■ **GOAL**
Set the lines down again exactly, first line through the line that contains "const navy = '#0e3a62';", with no pictures.

▬▬▬

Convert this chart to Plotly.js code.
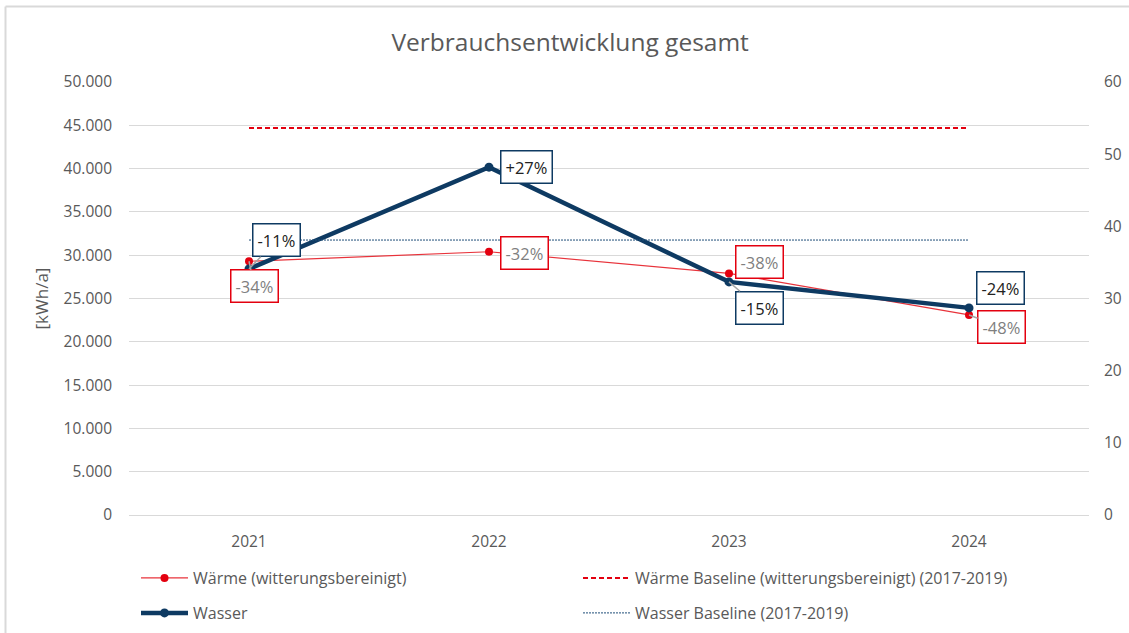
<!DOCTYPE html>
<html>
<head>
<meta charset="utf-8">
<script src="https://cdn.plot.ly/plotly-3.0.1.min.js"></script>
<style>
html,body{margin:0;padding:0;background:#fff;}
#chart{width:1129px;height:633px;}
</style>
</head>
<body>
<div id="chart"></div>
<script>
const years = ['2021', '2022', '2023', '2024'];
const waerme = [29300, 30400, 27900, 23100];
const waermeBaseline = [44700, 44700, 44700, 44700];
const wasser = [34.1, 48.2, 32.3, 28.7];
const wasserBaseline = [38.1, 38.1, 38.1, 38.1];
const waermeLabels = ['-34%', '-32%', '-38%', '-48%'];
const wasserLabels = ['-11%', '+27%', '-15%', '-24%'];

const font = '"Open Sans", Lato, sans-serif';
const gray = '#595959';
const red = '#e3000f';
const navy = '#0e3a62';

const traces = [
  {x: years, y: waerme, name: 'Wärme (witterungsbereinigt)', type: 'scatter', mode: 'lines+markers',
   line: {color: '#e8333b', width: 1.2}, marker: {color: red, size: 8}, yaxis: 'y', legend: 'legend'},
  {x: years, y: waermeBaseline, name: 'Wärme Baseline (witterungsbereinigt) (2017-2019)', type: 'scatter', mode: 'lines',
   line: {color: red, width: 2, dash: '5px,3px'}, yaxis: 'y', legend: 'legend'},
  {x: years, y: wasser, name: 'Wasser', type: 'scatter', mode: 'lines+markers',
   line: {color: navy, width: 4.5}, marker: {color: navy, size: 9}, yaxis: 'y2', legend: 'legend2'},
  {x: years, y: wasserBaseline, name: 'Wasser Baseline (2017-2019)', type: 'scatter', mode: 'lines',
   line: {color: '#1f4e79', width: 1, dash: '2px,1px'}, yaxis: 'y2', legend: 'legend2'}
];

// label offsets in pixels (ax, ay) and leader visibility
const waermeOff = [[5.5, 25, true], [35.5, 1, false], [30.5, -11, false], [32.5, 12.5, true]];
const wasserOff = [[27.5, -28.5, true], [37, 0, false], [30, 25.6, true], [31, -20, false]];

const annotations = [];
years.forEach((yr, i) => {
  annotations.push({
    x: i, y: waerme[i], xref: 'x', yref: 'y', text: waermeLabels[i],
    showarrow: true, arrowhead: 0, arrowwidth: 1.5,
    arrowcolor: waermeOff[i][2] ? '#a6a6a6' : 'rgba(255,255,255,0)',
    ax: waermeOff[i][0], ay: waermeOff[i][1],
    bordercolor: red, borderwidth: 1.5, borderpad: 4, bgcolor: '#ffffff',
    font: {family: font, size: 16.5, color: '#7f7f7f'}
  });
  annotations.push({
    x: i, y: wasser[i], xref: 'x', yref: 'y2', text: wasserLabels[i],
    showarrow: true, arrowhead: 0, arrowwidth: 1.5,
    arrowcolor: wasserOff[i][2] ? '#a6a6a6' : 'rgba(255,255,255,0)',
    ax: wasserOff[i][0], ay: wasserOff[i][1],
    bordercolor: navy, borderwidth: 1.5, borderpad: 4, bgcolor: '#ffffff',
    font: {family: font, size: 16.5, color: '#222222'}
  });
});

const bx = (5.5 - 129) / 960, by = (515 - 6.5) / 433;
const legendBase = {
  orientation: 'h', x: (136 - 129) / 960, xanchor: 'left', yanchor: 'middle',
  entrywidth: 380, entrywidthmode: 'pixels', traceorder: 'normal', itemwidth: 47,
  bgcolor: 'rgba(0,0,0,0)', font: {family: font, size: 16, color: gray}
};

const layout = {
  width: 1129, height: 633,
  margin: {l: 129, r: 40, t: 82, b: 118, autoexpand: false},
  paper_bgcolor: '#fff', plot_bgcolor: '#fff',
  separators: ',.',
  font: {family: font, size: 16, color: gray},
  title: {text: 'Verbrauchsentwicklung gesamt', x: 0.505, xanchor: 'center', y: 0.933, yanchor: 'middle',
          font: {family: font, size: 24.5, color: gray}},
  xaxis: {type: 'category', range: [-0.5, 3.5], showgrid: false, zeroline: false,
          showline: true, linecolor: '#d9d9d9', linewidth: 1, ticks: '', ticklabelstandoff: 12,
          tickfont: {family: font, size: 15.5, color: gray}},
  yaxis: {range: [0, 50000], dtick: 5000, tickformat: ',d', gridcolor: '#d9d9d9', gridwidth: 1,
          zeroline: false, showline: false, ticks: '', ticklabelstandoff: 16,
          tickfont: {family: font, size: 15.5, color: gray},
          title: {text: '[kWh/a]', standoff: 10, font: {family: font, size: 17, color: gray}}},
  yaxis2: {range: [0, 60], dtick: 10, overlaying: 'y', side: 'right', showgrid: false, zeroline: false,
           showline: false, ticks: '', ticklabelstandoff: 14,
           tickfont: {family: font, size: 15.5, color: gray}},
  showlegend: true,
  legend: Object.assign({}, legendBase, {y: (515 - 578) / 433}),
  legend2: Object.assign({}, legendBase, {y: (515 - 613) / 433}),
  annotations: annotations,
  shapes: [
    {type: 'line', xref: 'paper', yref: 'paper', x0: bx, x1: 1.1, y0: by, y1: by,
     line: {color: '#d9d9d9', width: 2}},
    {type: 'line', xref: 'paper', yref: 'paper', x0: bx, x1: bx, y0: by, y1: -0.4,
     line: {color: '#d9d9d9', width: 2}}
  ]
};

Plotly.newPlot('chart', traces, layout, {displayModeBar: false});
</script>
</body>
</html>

▬▬▬

■ **COMPLETE RESPONSE**
Convert this chart to Plotly.js code.
<!DOCTYPE html>
<html>
<head>
<meta charset="utf-8">
<script src="https://cdn.plot.ly/plotly-3.0.1.min.js"></script>
<style>
html,body{margin:0;padding:0;background:#fff;}
#chart{width:1129px;height:633px;}
</style>
</head>
<body>
<div id="chart"></div>
<script>
const years = ['2021', '2022', '2023', '2024'];
const waerme = [29300, 30400, 27900, 23100];
const waermeBaseline = [44700, 44700, 44700, 44700];
const wasser = [34.1, 48.2, 32.3, 28.7];
const wasserBaseline = [38.1, 38.1, 38.1, 38.1];
const waermeLabels = ['-34%', '-32%', '-38%', '-48%'];
const wasserLabels = ['-11%', '+27%', '-15%', '-24%'];

const font = '"Open Sans", Lato, sans-serif';
const gray = '#595959';
const red = '#e3000f';
const navy = '#0e3a62';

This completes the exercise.